Wall Street analysts argue that while the emergency aid bolstered a few of the weakest carriers, it only delayed the rest of the industry's recovery. A Chapter 11 bankruptcy here or there, or even some consolidation, would have increased the remaining carriers' market share and returned them to profitability sooner, analysts said.
The impact on consumers is another story.
"One big bankruptcy I think the customers would survive just fine," said Michael E. Levine, a professor at Harvard Business School and a former airline executive. "Two big ones and you're beginning to push pretty hard on the level of competition in the industry."
But in the immediate aftermath of the 48-hour shutdown of the nation's air space, and as concerns about the safety of air travel mounted, airline executives pleaded with Congress for a bailout, saying it was the only action that could prevent widespread bankruptcies.
"In those dark days after Sept. 11, we were all scared," Jenkins conceded. "None of us thought we'd ever recover from all of this."
Indeed, the rush to bail out the airlines also had patriotic roots, said Clifford Winston, an economist at the Brookings Institution in Washington who also was invited to the Sept. 16 meeting on Capitol Hill.
"We were going to make a statement to the world that we will not allow terrorist attacks to damage our industries," he said. "That's what I think was motivating it."
While Winston is not opposed to economic decisions made with a social goal in mind, he said Congress may have gone about it the wrong way. Instead of giving away cash, the government should have cut airfare taxes, he said. That would have spurred revenues by enabling carriers to squeeze more profits out of each ticket sold, he said.
Certainly the airlines believe they've made significant strides in reducing their high fixed costs since Sept. 11: About 100,000 employees were let go, flight schedules were reduced and smaller planes were substituted for larger ones. And late last week, Delta Air Lines became the first major carrier to eliminate base commissions to travel agents.
Still, airline officials say the industry's persistent malaise is evidence of just how badly they needed the federal aid.
"The prospect of carriers going bankrupt wasn't just one or two, but more like half the industry," said David Swerienga, chief economist of the Air Transport Association, an industry trade group based in Washington.

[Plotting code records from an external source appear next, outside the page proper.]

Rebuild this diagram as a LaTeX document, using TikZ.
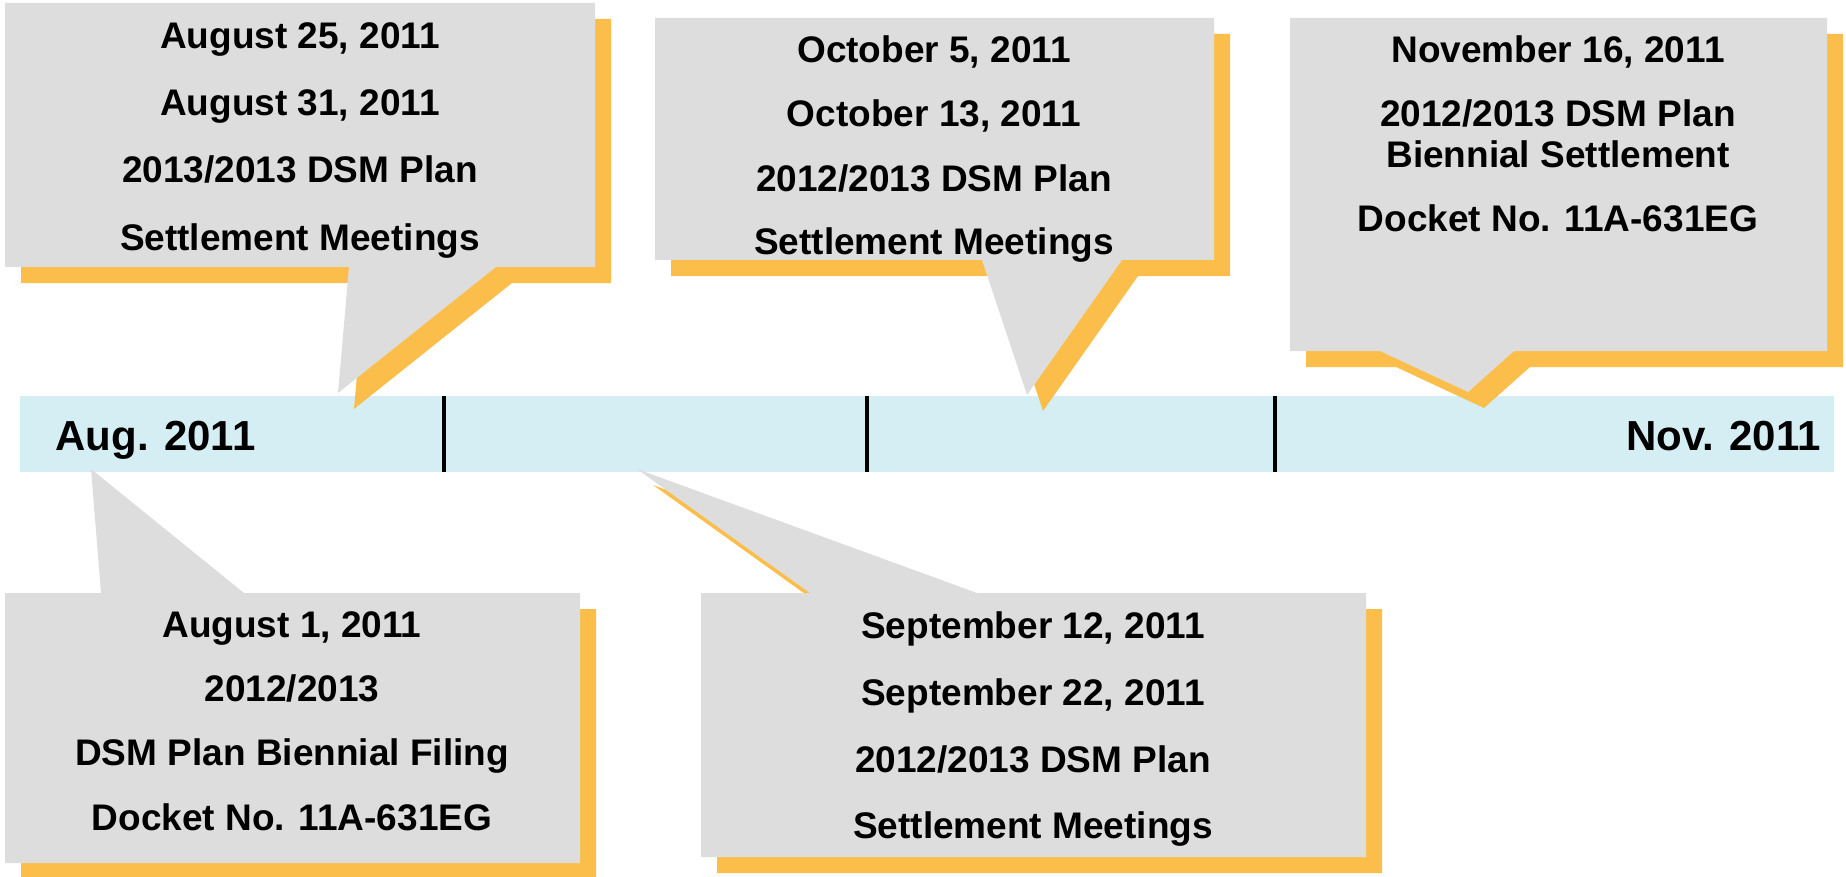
\documentclass[tikz,border=0pt]{standalone}
\usepackage{fontspec}
\setmainfont{Liberation Sans}
\definecolor{cgray}{RGB}{221,221,221}
\definecolor{corange}{RGB}{251,190,75}
\definecolor{cblue}{RGB}{212,238,244}
\tikzset{
  lbl/.style={font=\fontsize{18.5}{22}\selectfont\bfseries, anchor=base, inner sep=0pt},
  tl/.style={font=\fontsize{21}{25}\selectfont\bfseries, anchor=base, inner sep=0pt},
  tick/.style={line width=2.4pt, black},
  shadowfill/.style={fill=corange},
  boxfill/.style={fill=cgray}
}
% top callout: x1 y1 x2 y2 baseleft baseright tipx tipy
\newcommand\topcall[8]{%
  \fill[shadowfill, shift={(16,16)}] (#1,#2) -- (#3,#2) -- (#3,#4) -- (#6,#4) -- (#7,#8) -- (#5,#4) -- (#1,#4) -- cycle;
  \fill[boxfill] (#1,#2) -- (#3,#2) -- (#3,#4) -- (#6,#4) -- (#7,#8) -- (#5,#4) -- (#1,#4) -- cycle;
}
% bottom callout: x1 y1 x2 y2 baseleft baseright tipx tipy
\newcommand\botcall[8]{%
  \fill[shadowfill, shift={(16,16)}] (#1,#2) -- (#5,#2) -- (#7,#8) -- (#6,#2) -- (#3,#2) -- (#3,#4) -- (#1,#4) -- cycle;
  \fill[boxfill] (#1,#2) -- (#5,#2) -- (#7,#8) -- (#6,#2) -- (#3,#2) -- (#3,#4) -- (#1,#4) -- cycle;
}
\begin{document}
\begin{tikzpicture}[x=0.5pt, y=-0.5pt]
\useasboundingbox (0,0) rectangle (1846,877);
% timeline bar
\fill[cblue] (20,396) rectangle (1834,472);
\coordinate (t1a) at (444,396); \coordinate (t1b) at (444,472);
\coordinate (t2a) at (867,396); \coordinate (t2b) at (867,472);
\coordinate (t3a) at (1275,396); \coordinate (t3b) at (1275,472);
\draw[tick] (t1a) -- (t1b);
\draw[tick] (t2a) -- (t2b);
\draw[tick] (t3a) -- (t3b);
\node[tl, anchor=base west] (aug) at (55,450) {Aug. 2011};
\node[tl, anchor=base east] (nov) at (1821,450) {Nov. 2011};

% callout 1 (top left)
\topcall{5}{3}{595}{267}{349}{496}{338}{393}
\node[lbl] (c1a) at (300,49) {August 25, 2011};
\node[lbl] (c1b) at (300,116) {August 31, 2011};
\node[lbl] (c1c) at (300,183) {2013/2013 DSM Plan};
\node[lbl] (c1d) at (300,250) {Settlement Meetings};

% callout 2 (top middle)
\topcall{655}{18}{1214}{260}{982}{1122}{1027}{395}
\node[lbl] (c2a) at (934,63) {October 5, 2011};
\node[lbl] (c2b) at (934,127) {October 13, 2011};
\node[lbl] (c2c) at (934,192) {2012/2013 DSM Plan};
\node[lbl] (c2d) at (934,255) {Settlement Meetings};

% callout 3 (top right)
\topcall{1290}{18}{1827}{351}{1380}{1514}{1468}{392}
\node[lbl] (c3a) at (1558,63) {November 16, 2011};
\node[lbl] (c3b) at (1558,127) {2012/2013 DSM Plan};
\node[lbl] (c3c) at (1558,168) {Biennial Settlement};
\node[lbl] (c3d) at (1558,232) {Docket No. 11A-631EG};

% callout 4 (bottom left)
\botcall{5}{593}{580}{863}{101}{244}{91}{469}
\node[lbl] (c4a) at (292,637) {August 1, 2011};
\node[lbl] (c4b) at (292,701) {2012/2013};
\node[lbl] (c4c) at (292,765) {DSM Plan Biennial Filing};
\node[lbl] (c4d) at (292,830) {Docket No. 11A-631EG};

% callout 5 (bottom middle)
\botcall{701}{593}{1366}{857}{810}{977}{637}{469}
\node[lbl] (c5a) at (1033,638) {September 12, 2011};
\node[lbl] (c5b) at (1033,705) {September 22, 2011};
\node[lbl] (c5c) at (1033,772) {2012/2013 DSM Plan};
\node[lbl] (c5d) at (1033,838) {Settlement Meetings};
\end{tikzpicture}
\end{document}
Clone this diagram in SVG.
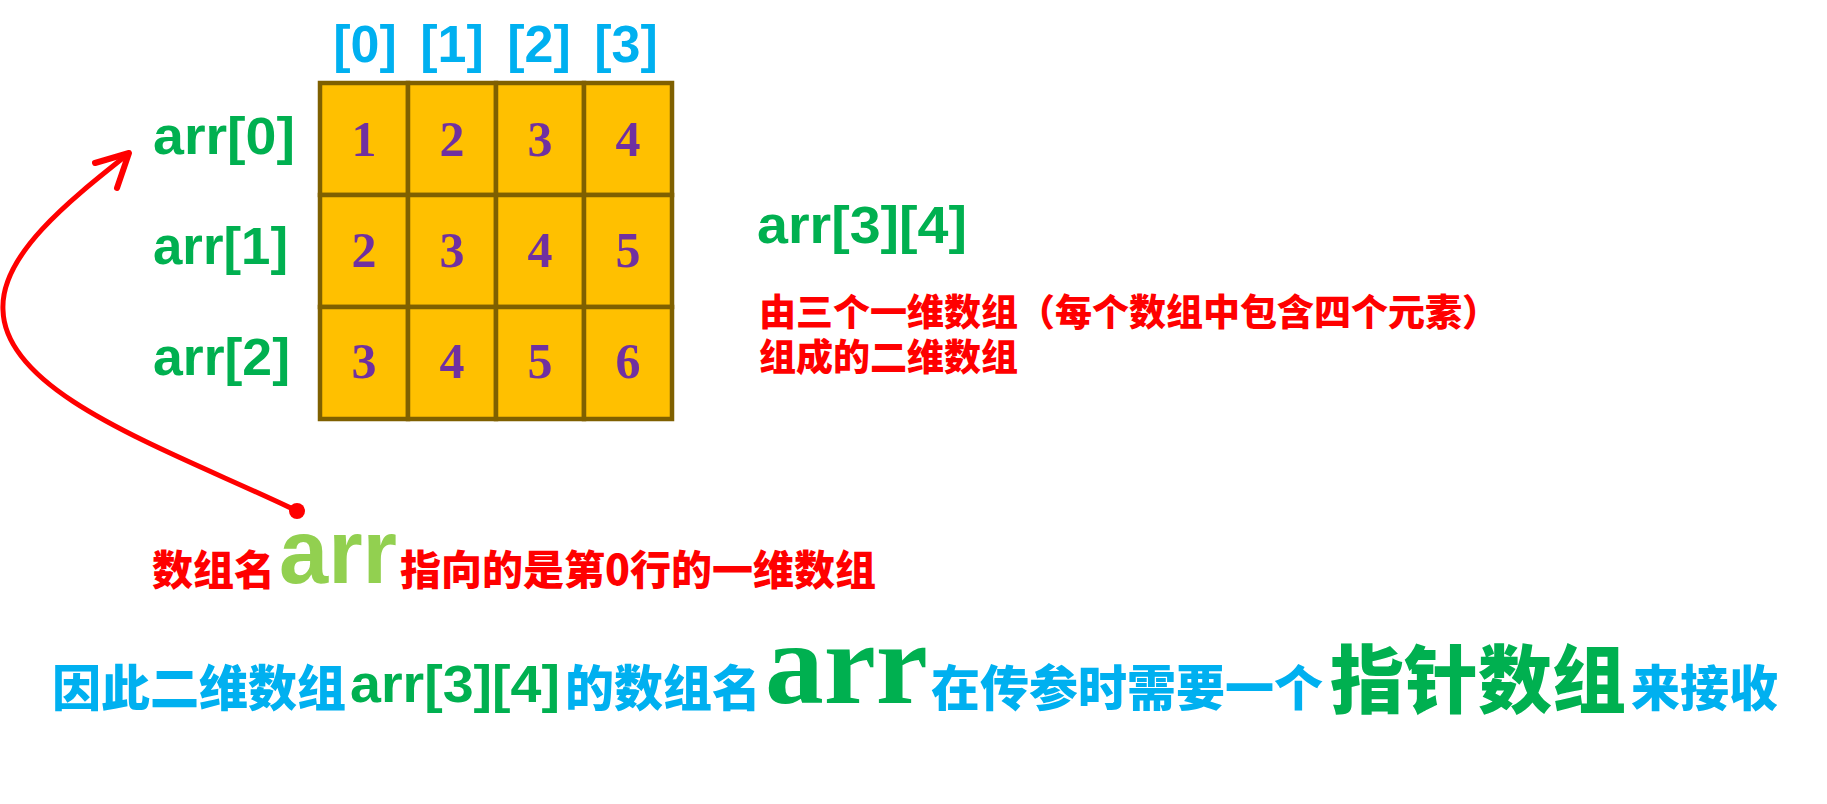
<svg xmlns="http://www.w3.org/2000/svg" width="1827" height="804" viewBox="0 0 1827 804">
<style>
.bg{fill:#ffffff}
.cell{fill:#FFC000;stroke:#7F6000;stroke-width:4.5}
.num{font-family:"Liberation Serif","DejaVu Serif",serif;font-weight:bold;font-size:50px;fill:#7030A0;text-anchor:middle}
.hdr{font-family:"Liberation Sans","DejaVu Sans",sans-serif;font-weight:bold;font-size:52px;fill:#00B0F0;text-anchor:middle}
.lbl{font-family:"Liberation Sans","DejaVu Sans",sans-serif;font-weight:bold;font-size:51px;fill:#00B050}
.cjk{font-family:"Noto Sans CJK SC","Noto Sans",sans-serif;font-weight:900}
.red{fill:#FF0000}
.cyan{fill:#00B0F0}
.green{fill:#00B050}
.conn{fill:none;stroke:#FF0000;stroke-width:5;stroke-linecap:round;stroke-linejoin:round}
.head{fill:none;stroke:#FF0000;stroke-width:6;stroke-linecap:round;stroke-linejoin:round}
</style>
<rect class="bg" x="0" y="0" width="1827" height="804"/>

<g id="col-headers">
<text class="hdr" x="365" y="62">[0]</text>
<text class="hdr" x="452" y="62">[1]</text>
<text class="hdr" x="539" y="62">[2]</text>
<text class="hdr" x="626" y="62">[3]</text>
</g>

<g id="row-labels">
<text class="lbl" x="153" y="154" textLength="142" lengthAdjust="spacingAndGlyphs">arr[0]</text>
<text class="lbl" x="153" y="264" textLength="135" lengthAdjust="spacingAndGlyphs">arr[1]</text>
<text class="lbl" x="153" y="375" textLength="137" lengthAdjust="spacingAndGlyphs">arr[2]</text>
</g>

<g id="grid">
<g id="c00"><rect class="cell" x="320" y="83" width="88" height="112"/><text class="num" x="364" y="156">1</text></g>
<g id="c01"><rect class="cell" x="408" y="83" width="88" height="112"/><text class="num" x="452" y="156">2</text></g>
<g id="c02"><rect class="cell" x="496" y="83" width="88" height="112"/><text class="num" x="540" y="156">3</text></g>
<g id="c03"><rect class="cell" x="584" y="83" width="88" height="112"/><text class="num" x="628" y="156">4</text></g>
<g id="c10"><rect class="cell" x="320" y="195" width="88" height="112"/><text class="num" x="364" y="267">2</text></g>
<g id="c11"><rect class="cell" x="408" y="195" width="88" height="112"/><text class="num" x="452" y="267">3</text></g>
<g id="c12"><rect class="cell" x="496" y="195" width="88" height="112"/><text class="num" x="540" y="267">4</text></g>
<g id="c13"><rect class="cell" x="584" y="195" width="88" height="112"/><text class="num" x="628" y="267">5</text></g>
<g id="c20"><rect class="cell" x="320" y="307" width="88" height="112"/><text class="num" x="364" y="378">3</text></g>
<g id="c21"><rect class="cell" x="408" y="307" width="88" height="112"/><text class="num" x="452" y="378">4</text></g>
<g id="c22"><rect class="cell" x="496" y="307" width="88" height="112"/><text class="num" x="540" y="378">5</text></g>
<g id="c23"><rect class="cell" x="584" y="307" width="88" height="112"/><text class="num" x="628" y="378">6</text></g>
</g>

<g id="decl">
<text class="lbl" x="757" y="243" font-size="52" textLength="210" lengthAdjust="spacingAndGlyphs">arr[3][4]</text>
</g>

<g id="desc">
<text class="cjk red" x="759" y="326" font-size="37">由三个一维数组（每个数组中包含四个元素）</text>
<text class="cjk red" x="759" y="371" font-size="37">组成的二维数组</text>
</g>

<g id="note">
<text class="cjk red" x="152" y="585" font-size="41">数组名</text>
<text x="279" y="583" font-family="Liberation Sans, DejaVu Sans, sans-serif" font-weight="bold" font-size="91" fill="#92D050" textLength="118" lengthAdjust="spacingAndGlyphs">arr</text>
<text class="cjk red" x="400" y="585" font-size="41">指向的是第0行的一维数组</text>
</g>

<g id="conclusion">
<text class="cjk cyan" x="52" y="706" font-size="49">因此二维数组</text>
<text class="lbl" x="350" y="702" font-size="52" textLength="210" lengthAdjust="spacingAndGlyphs">arr[3][4]</text>
<text class="cjk cyan" x="565" y="706" font-size="49">的数组名</text>
<text x="765" y="703" font-family="Liberation Serif, DejaVu Serif, serif" font-weight="bold" font-size="117" fill="#00B050" textLength="163" lengthAdjust="spacingAndGlyphs">arr</text>
<text class="cjk cyan" x="931" y="706" font-size="49">在传参时需要一个</text>
<text class="cjk green" x="1330" y="707" font-size="74">指针数组</text>
<text class="cjk cyan" x="1631" y="706" font-size="49">来接收</text>
</g>

<g id="connectors">
<path class="conn" d="M297,511 C170,450 5,395 3,310 C0,255 70,200 128,154"/>
<path class="head" d="M95,163 L129,153 L117,188"/>
<circle cx="297" cy="511" r="8" fill="#FF0000"/>
</g>
</svg>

Michael Boyd, a Colorado-based airline consultant, said travelers who rely on smaller airports were the real beneficiaries. If an airline serving a tiny community went bank- rupt, there is no guarantee a competitor would take over the route.
"With some of these communities, when they lose air service, they lose economic growth," Boyd said.
But critics of the bailout say there is nothing to prevent airlines from leaving less profitable airports anyway. That is exactly the type of precondition that Rep. Peter DeFazio, a Democratic congressman from Oregon who voted against the bailout package, would have liked to have seen written into the airline stabilization act.
Passenger demand has gradually improved over the past six months, yet it remains about 10 percent below year-ago levels, even with a 15 percent decrease in the average price of a domestic ticket.
Wall Street analysts predict major carriers will post losses of as much as $3.5 billion in 2002 -- roughly the same outlook for the industry in 2001, prior to Sept. 11.
No major carriers have filed for bankruptcy in the past six months and analysts do not expect any in the immediate future.